2.      Net income to total assets
This ratio provide the profitability of the company, where the measurement results show productivity of assets invested to produce net profit.
For example:
Year
Net Income (In Million)
Total Asset (in million)
Ratio
2004
177
2.415
0,07
2005
107
2.800
0,03
The table shows a decline in profitability in 2005 by 4%. The smaller this ratio, the lower the profitability of the company.

3.      Total debt to total assets
This ratio shows the company's long-term solvency risk, where the measurement results indicate the amount of debt financing used to finance the company assets. The greater the ratio, the greater the risk for the company. Otherwise, the smaller the ratio, the lower the risk for the company. For example:
Year
Total debt
Total Asset
Ratio
2004
906
2.415
0,37
2005
1.213
2.748
0,44
The ratio shows that of all the assets owned by the company financed from debt by 37% in 2004 while in 2005, financed from debt by 44%. This shows an increase in long-term risk in 2005 of  7%.
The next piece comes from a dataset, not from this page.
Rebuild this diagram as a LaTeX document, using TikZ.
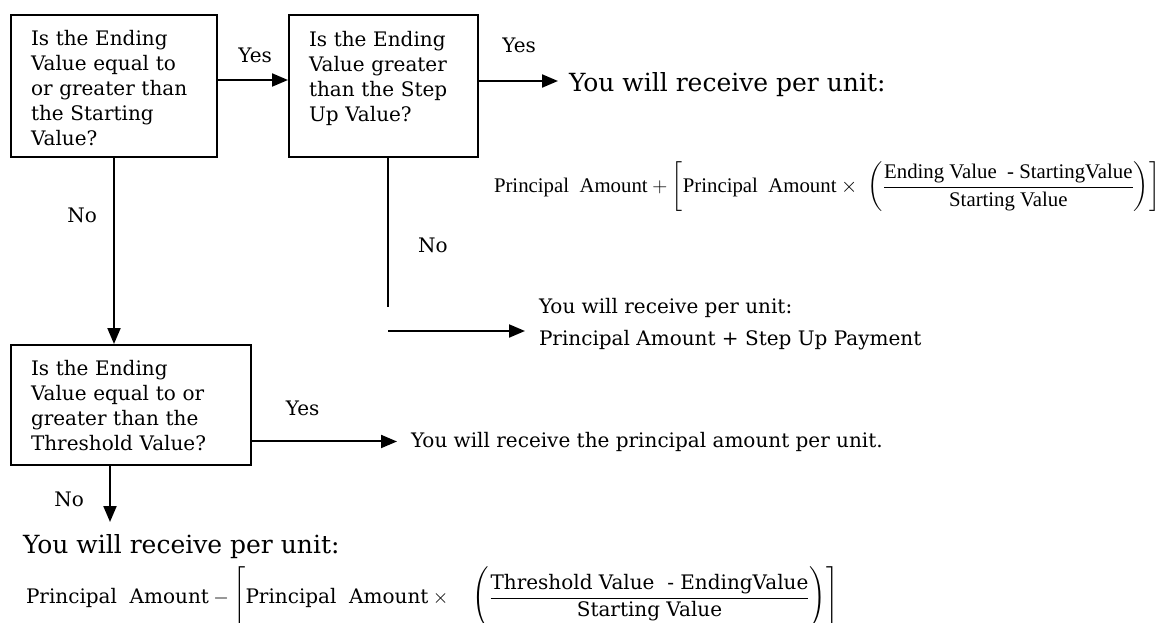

4.      Net working capital to total assets
This ratio shows the company's short-term liquidity risk, where the measurement results show the structure of the company assets. The greater this ratio, the lower the risk for the company. Oherwise, the smaller the ratio, the greater the risk for the company.
5.      Current assets to current liabilities
This ratio shows the company's short-term liquidity risk, where the measurement results indicate the amount of liquid assets available to meet the current liabilities of the company. The greater this ratio, the lower the risk for the company. Otherwise, the smaller the ratio, the greater the risk for the company
6.      Cash, marketable securities, account receivable to operating expenses excluding depreciation, depletion, & amortization .
This ratio provide the company's short-term liquidity risk, where the measurement results indicate the availability liquidity to cover operating expenses of the company. The greater this ratio, the lower the risk for the company. Otherwise, the smaller the ratio, the greater the risk for the company.